Na adaptação, Ramos é interpretado por Carlos Vereza.
“O País dos Tenentes” (1987), de João Batista de Andrade
Protagonizado por Paulo Autran, o filme centra-se na história de um general que, ao ser interrogado sobre as revoluções militares que moldaram a história do Brasil e nas quais esteve envolvido, entra em crise pessoal ao refletir sobre os acontecimentos da sua carreira política.
A obra explora o período da Revolução de 1930 e a ascensão de Getúlio Vargas ao poder. Através da narrativa, é possível notar a influência dos militares e o papel crucial dos tenentes na política brasileira, elementos centrais da Era Vargas.
“Adágio ao Sol” (1996), de Xavier de Oliveira
Ambientado no início dos anos 1930, o filme desenrola-se numa fazenda de café no interior de São Paulo. Ali, Júlio (Cláudio Marzo), Angélica (Rossana Ghessa) e Álvaro (Marcelo Moraes) vivem um intenso triângulo amoroso, com a crise do café, a ascensão de Getúlio Vargas ao poder e a Revolução Constitucionalista de 1932, na qual Álvaro se alista, servindo de pano de fundo para a trama.
“Estrada 47” (2013), de Vicente Ferraz
Baseado em acontecimentos reais, o filme retrata o drama vivido por uma unidade anti-mina da Força Expedicionária Brasileira. Após um ataque de pânico, os soldados esforçam-se para manter o moral e desativar o campo minado que os separa de uma aldeia controlada por forças nazi-fascistas.

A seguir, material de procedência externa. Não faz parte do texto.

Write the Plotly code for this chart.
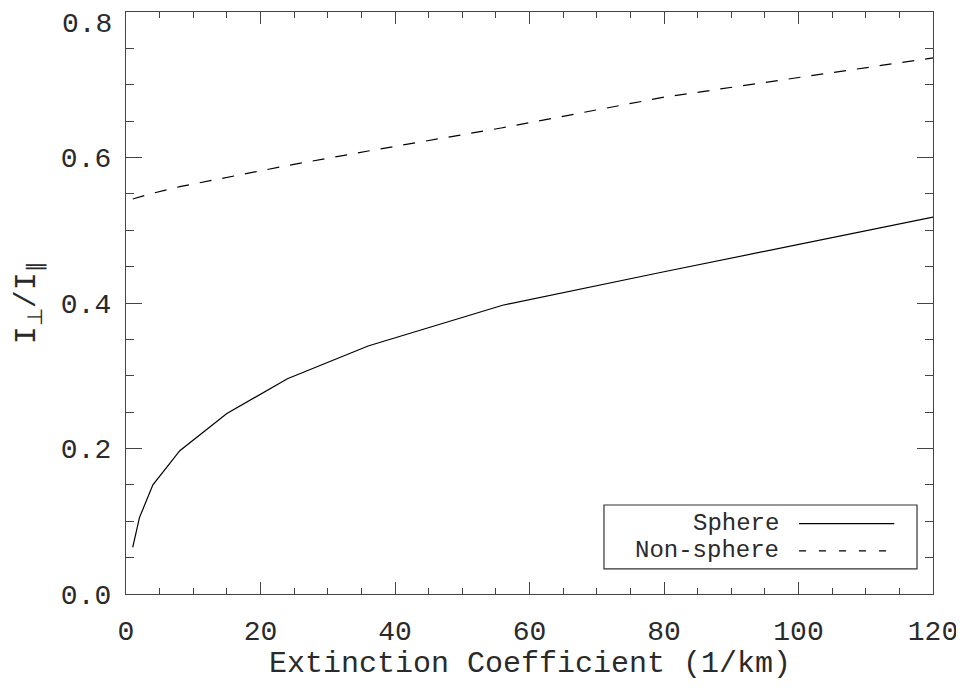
import plotly.graph_objects as go

# Data
ext_coeff = [1, 2, 4, 8, 15, 24, 36, 56, 80, 120]
ratio_sphere = [0.064, 0.105, 0.150, 0.197, 0.248, 0.296, 0.341, 0.397, 0.443, 0.518]
ratio_nonsphere = [0.543, 0.546, 0.551, 0.560, 0.573, 0.589, 0.609, 0.641, 0.683, 0.737]

series_names = ["Sphere", "Non-sphere"]
x_tick_vals = [0, 20, 40, 60, 80, 100, 120]
y_tick_vals = [0.0, 0.2, 0.4, 0.6, 0.8]
y_tick_text = ["0.0", "0.2", "0.4", "0.6", "0.8"]
x_title = "Extinction Coefficient (1/km)"
y_title = "I<sub>⊥</sub>/I<sub>∥</sub>"

FONT = "Liberation Mono"
INK = "#2a2a2a"
AX = "#444444"

fig = go.Figure()
fig.add_trace(go.Scatter(x=ext_coeff, y=ratio_sphere, mode="lines", name=series_names[0],
                         line=dict(color="black", width=1.2), showlegend=False))
fig.add_trace(go.Scatter(x=ext_coeff, y=ratio_nonsphere, mode="lines", name=series_names[1],
                         line=dict(color="black", width=1.2, dash="12px,11px"), showlegend=False))

# the topmost y label sits at the very top edge; draw it as an annotation nudged down (as in the reference)
axis_ticktext = y_tick_text[:-1] + [""]

# the page body adds ~8px of offset, so the figure is a little smaller than the window
fig.update_layout(
    width=956, height=682,
    margin=dict(l=118, r=31, t=4, b=96),
    paper_bgcolor="white", plot_bgcolor="white",
    font=dict(family=FONT, color=INK),
    xaxis=dict(
        range=[0, 120.0001], tickvals=x_tick_vals, ticktext=[str(v) for v in x_tick_vals],
        automargin=False,
        showgrid=False, zeroline=False, showline=True, linecolor=AX, linewidth=1.3,
        mirror="ticks", ticks="inside", ticklen=12, tickwidth=1.2, tickcolor=AX,
        minor=dict(dtick=5, ticks="inside", ticklen=6, tickwidth=1, tickcolor=AX),
        tickfont=dict(family=FONT, size=28, color=INK),
        ticklabelstandoff=11,
    ),
    yaxis=dict(
        range=[0, 0.8001], tickvals=y_tick_vals, ticktext=axis_ticktext,
        automargin=False,
        showgrid=False, zeroline=False, showline=True, linecolor=AX, linewidth=1.3,
        mirror="ticks", ticks="inside", ticklen=16, tickwidth=1.2, tickcolor=AX,
        minor=dict(dtick=0.05, ticks="inside", ticklen=8, tickwidth=1, tickcolor=AX),
        tickfont=dict(family=FONT, size=28, color=INK),
        ticklabelstandoff=8,
    ),
)

fig.add_annotation(xref="paper", yref="y", x=0, y=y_tick_vals[-1], text=y_tick_text[-1],
                   showarrow=False, xanchor="right", yanchor="top", xshift=-12, yshift=5,
                   font=dict(family=FONT, size=28, color=INK))

# Axis titles
fig.add_annotation(xref="paper", yref="paper", x=0.5, y=-0.121, text=x_title, showarrow=False,
                   xanchor="center", yanchor="middle", font=dict(family=FONT, size=30, color=INK))
fig.add_annotation(xref="paper", yref="paper", x=-0.121, y=0.50, text=y_title, showarrow=False,
                   textangle=-90, xanchor="center", yanchor="middle",
                   font=dict(family=FONT, size=30, color=INK))

# IDL-style legend box: label on the left, line sample on the right
fig.add_shape(type="rect", xref="paper", yref="paper", x0=0.5923, x1=0.9802, y0=0.043, y1=0.1529,
              line=dict(color="#333", width=1.2), fillcolor="white", layer="above")
legend_rows = [(0.121, "solid"), (0.074, "7px,13px")]
for name, (yy, dash) in zip(series_names, legend_rows):
    fig.add_annotation(xref="paper", yref="paper", x=0.8116, y=yy, text=name, showarrow=False,
                       xanchor="right", yanchor="middle", font=dict(family=FONT, size=24, color=INK))
    fig.add_shape(type="line", xref="paper", yref="paper", x0=0.834, x1=0.952, y0=yy, y1=yy,
                  line=dict(color="black", width=1.2, dash=dash), layer="above")

fig.write_html("out.html")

Em uma entrevista concedida a Alex Stedman, da Variety, Ferraz revelou que, com a produção, seu objetivo é explorar a história do Brasil na Segunda Guerra Mundial, um tema que, segundo ele, foi “esquecido pelos brasileiros e é completamente desconhecido no exterior.” Para isso, ele recorreu a diários, cartas e entrevistas como fontes de pesquisa.